Maka tidak heran jika sebuah penerbit majalah “Tarbawi” sampai mengadakan sekolah menulis kearifan, karena menulis lebih dari persoalan teknis, menulis adalah kerja filosofis. Lebih dari upaya merangkai fakta, menulis adalah ikhtiar menemukan dan mengikat makna. Lebih dari membagi gagasan dan menulis adalah menuangkan renungan dan penghayatan.
Diakhir tulisan ini saya ingin menyampaikan bahwa banyak orang yang memimpikan menjadi penulis ya termasuk saya, meskipun beribu-ribu buku teori menulis telah di baca, pasti impiannya tidak akan terwujud.

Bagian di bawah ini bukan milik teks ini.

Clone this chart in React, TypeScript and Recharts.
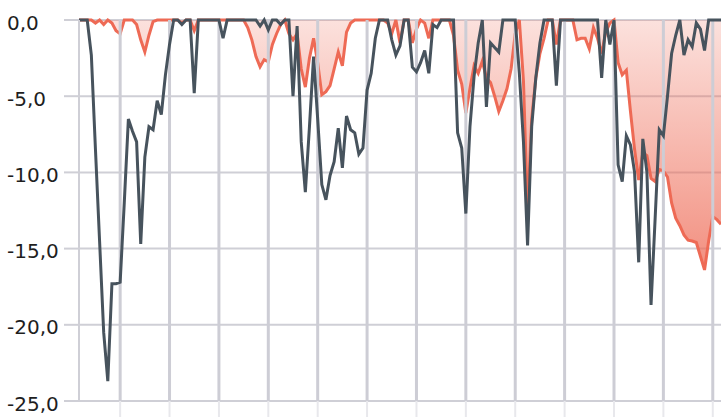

Kenapa, karena menulis tidak akan bisa dipelajari akan tetapi harus dipraktekkan. Dalam sebuah buku yang dikarang oleh Gol A Gong bahwa ada 3 kunci agar seseorang bisa menulis yaitu, pertama menulis, kemudian menulis dan menulis. Jadi jangan buang-buang waktu dan selalu sibuk bertanya bagaimana cara menulis, apalagi bertanya mengapa kita perlu menulis. JK Rowling pernah berkata “Mulailah dengan menuliskan hal-hal yang kau ketahui. Tulislah tentang pengalaman dan perasaanmu sendiri. Itulah yang saya lakukan.”
Anda tidak akan bisa belajar menulis/mengarang dengan membaca buku ini. Sebab buku ini adalah buku tentang menulis/mengarang . Artinya, dengan membaca buku ini anda baru belajar tentang dan sama sekali belum belajar menulsi/mengarang. Menulis/mengarang adalah praktek, sehingga dengan melakukannya anda bisa. Dalam sebuah buku (Andrias Harefa :2002).